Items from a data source
%%
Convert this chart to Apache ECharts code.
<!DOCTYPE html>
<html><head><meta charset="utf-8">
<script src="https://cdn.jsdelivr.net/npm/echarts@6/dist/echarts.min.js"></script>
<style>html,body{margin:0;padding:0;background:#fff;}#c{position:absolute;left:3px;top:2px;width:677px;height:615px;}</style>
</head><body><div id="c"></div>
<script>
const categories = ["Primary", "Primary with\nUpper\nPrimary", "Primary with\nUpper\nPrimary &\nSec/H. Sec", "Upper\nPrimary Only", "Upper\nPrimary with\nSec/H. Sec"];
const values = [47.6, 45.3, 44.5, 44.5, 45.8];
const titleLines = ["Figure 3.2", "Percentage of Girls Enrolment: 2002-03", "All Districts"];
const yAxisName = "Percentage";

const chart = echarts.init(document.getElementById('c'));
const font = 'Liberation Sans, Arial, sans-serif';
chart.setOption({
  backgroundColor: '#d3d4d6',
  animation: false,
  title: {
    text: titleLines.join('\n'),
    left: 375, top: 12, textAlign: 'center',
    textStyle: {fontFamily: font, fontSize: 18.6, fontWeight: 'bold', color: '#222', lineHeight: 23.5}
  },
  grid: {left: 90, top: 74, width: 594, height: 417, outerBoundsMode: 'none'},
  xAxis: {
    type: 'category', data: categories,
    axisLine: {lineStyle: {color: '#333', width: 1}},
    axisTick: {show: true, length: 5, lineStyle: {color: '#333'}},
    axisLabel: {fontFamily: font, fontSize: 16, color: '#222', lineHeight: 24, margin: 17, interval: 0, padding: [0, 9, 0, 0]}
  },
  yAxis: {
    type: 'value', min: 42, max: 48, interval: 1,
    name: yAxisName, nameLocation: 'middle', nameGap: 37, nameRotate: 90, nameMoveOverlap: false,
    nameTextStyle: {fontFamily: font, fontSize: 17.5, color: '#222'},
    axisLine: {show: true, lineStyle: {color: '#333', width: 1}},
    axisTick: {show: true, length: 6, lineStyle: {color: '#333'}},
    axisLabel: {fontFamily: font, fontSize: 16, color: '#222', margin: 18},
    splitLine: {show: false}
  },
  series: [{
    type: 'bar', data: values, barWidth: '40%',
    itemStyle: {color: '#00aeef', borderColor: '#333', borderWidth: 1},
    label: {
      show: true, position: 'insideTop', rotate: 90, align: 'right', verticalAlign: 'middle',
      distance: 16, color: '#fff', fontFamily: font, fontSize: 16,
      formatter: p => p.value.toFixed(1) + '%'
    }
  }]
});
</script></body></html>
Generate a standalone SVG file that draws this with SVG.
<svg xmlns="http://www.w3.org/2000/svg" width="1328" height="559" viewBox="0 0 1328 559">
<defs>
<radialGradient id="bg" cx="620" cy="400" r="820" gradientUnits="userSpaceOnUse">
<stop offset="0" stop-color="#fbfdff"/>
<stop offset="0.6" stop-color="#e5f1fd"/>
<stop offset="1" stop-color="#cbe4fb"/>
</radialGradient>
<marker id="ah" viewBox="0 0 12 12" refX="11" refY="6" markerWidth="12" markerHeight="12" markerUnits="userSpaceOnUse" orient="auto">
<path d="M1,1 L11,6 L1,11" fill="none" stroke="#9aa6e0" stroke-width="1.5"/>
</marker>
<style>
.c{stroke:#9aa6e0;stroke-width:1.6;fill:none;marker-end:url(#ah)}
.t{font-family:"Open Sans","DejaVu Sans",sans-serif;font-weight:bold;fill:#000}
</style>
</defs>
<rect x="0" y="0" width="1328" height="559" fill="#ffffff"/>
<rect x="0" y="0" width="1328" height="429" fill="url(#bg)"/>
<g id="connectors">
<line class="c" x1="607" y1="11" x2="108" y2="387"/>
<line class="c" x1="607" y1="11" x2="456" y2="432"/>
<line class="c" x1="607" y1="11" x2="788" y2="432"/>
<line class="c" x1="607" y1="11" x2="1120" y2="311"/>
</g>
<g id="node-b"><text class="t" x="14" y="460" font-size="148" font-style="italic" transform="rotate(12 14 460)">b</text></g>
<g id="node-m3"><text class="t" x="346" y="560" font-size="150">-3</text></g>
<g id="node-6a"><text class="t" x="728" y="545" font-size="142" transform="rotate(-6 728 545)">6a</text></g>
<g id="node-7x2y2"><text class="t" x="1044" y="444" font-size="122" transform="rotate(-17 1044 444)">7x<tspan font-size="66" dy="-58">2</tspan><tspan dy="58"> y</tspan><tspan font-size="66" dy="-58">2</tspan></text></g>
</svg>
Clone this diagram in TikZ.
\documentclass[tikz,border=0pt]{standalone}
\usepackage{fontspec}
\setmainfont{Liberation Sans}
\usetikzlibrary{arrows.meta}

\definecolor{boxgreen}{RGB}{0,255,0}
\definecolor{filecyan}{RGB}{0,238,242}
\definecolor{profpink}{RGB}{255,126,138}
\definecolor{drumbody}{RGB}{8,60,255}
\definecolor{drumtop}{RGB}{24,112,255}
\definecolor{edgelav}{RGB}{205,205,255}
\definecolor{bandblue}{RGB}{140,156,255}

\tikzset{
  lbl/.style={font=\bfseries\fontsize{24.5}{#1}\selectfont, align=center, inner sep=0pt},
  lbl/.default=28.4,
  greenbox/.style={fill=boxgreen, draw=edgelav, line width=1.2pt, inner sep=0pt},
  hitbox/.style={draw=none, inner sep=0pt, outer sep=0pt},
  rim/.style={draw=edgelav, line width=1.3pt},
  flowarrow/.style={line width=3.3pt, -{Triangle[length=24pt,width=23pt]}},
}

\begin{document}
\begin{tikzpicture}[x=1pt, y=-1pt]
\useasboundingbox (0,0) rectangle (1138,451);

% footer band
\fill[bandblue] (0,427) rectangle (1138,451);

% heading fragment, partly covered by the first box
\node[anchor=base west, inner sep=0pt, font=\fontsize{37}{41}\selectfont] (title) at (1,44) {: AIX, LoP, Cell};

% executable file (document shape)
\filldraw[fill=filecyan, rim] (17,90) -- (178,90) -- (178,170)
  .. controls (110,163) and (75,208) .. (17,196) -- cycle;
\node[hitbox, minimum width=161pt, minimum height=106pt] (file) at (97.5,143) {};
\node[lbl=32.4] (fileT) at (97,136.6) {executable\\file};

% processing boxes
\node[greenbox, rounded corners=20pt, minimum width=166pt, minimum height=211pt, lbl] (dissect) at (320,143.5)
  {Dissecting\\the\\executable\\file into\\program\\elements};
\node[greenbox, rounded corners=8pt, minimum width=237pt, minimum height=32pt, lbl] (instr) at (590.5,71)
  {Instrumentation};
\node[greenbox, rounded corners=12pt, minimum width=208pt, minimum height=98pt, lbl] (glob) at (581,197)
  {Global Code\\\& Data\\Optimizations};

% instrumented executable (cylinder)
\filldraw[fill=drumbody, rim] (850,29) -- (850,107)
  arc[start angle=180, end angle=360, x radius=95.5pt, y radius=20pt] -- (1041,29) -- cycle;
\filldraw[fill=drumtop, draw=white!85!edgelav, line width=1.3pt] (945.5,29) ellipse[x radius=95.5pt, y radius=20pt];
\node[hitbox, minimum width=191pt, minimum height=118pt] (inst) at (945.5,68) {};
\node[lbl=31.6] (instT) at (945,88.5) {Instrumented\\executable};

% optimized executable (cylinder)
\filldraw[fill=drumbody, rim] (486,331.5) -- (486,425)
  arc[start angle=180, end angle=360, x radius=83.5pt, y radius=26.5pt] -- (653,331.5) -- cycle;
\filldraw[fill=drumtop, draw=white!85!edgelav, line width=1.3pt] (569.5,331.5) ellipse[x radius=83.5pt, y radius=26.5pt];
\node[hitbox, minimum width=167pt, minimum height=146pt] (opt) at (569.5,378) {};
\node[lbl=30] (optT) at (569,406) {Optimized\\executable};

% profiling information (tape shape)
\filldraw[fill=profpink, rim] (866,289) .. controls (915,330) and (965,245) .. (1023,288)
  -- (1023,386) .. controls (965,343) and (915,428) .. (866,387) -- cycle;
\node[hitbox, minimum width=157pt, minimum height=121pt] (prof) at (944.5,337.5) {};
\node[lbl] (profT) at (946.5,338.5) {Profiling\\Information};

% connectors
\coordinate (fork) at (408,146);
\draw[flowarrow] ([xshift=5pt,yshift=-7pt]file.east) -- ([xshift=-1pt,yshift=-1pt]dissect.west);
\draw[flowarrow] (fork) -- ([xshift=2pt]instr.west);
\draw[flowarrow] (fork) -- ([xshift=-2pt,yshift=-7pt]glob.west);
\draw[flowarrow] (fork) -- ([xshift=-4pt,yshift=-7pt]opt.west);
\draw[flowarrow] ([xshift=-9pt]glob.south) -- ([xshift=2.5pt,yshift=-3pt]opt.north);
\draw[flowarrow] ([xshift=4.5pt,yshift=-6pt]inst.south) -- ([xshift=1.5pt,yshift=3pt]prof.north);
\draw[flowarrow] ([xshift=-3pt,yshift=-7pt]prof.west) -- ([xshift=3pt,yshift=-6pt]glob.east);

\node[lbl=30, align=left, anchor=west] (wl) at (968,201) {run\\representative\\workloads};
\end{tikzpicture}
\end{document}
%%
## Work to do
Please copy only the lines between the first line of the entries and the line with "</script></body></html>", keeping those two end lines as well, exactly as written.

## Solution to the exercise
Convert this chart to Apache ECharts code.
<!DOCTYPE html>
<html><head><meta charset="utf-8">
<script src="https://cdn.jsdelivr.net/npm/echarts@6/dist/echarts.min.js"></script>
<style>html,body{margin:0;padding:0;background:#fff;}#c{position:absolute;left:3px;top:2px;width:677px;height:615px;}</style>
</head><body><div id="c"></div>
<script>
const categories = ["Primary", "Primary with\nUpper\nPrimary", "Primary with\nUpper\nPrimary &\nSec/H. Sec", "Upper\nPrimary Only", "Upper\nPrimary with\nSec/H. Sec"];
const values = [47.6, 45.3, 44.5, 44.5, 45.8];
const titleLines = ["Figure 3.2", "Percentage of Girls Enrolment: 2002-03", "All Districts"];
const yAxisName = "Percentage";

const chart = echarts.init(document.getElementById('c'));
const font = 'Liberation Sans, Arial, sans-serif';
chart.setOption({
  backgroundColor: '#d3d4d6',
  animation: false,
  title: {
    text: titleLines.join('\n'),
    left: 375, top: 12, textAlign: 'center',
    textStyle: {fontFamily: font, fontSize: 18.6, fontWeight: 'bold', color: '#222', lineHeight: 23.5}
  },
  grid: {left: 90, top: 74, width: 594, height: 417, outerBoundsMode: 'none'},
  xAxis: {
    type: 'category', data: categories,
    axisLine: {lineStyle: {color: '#333', width: 1}},
    axisTick: {show: true, length: 5, lineStyle: {color: '#333'}},
    axisLabel: {fontFamily: font, fontSize: 16, color: '#222', lineHeight: 24, margin: 17, interval: 0, padding: [0, 9, 0, 0]}
  },
  yAxis: {
    type: 'value', min: 42, max: 48, interval: 1,
    name: yAxisName, nameLocation: 'middle', nameGap: 37, nameRotate: 90, nameMoveOverlap: false,
    nameTextStyle: {fontFamily: font, fontSize: 17.5, color: '#222'},
    axisLine: {show: true, lineStyle: {color: '#333', width: 1}},
    axisTick: {show: true, length: 6, lineStyle: {color: '#333'}},
    axisLabel: {fontFamily: font, fontSize: 16, color: '#222', margin: 18},
    splitLine: {show: false}
  },
  series: [{
    type: 'bar', data: values, barWidth: '40%',
    itemStyle: {color: '#00aeef', borderColor: '#333', borderWidth: 1},
    label: {
      show: true, position: 'insideTop', rotate: 90, align: 'right', verticalAlign: 'middle',
      distance: 16, color: '#fff', fontFamily: font, fontSize: 16,
      formatter: p => p.value.toFixed(1) + '%'
    }
  }]
});
</script></body></html>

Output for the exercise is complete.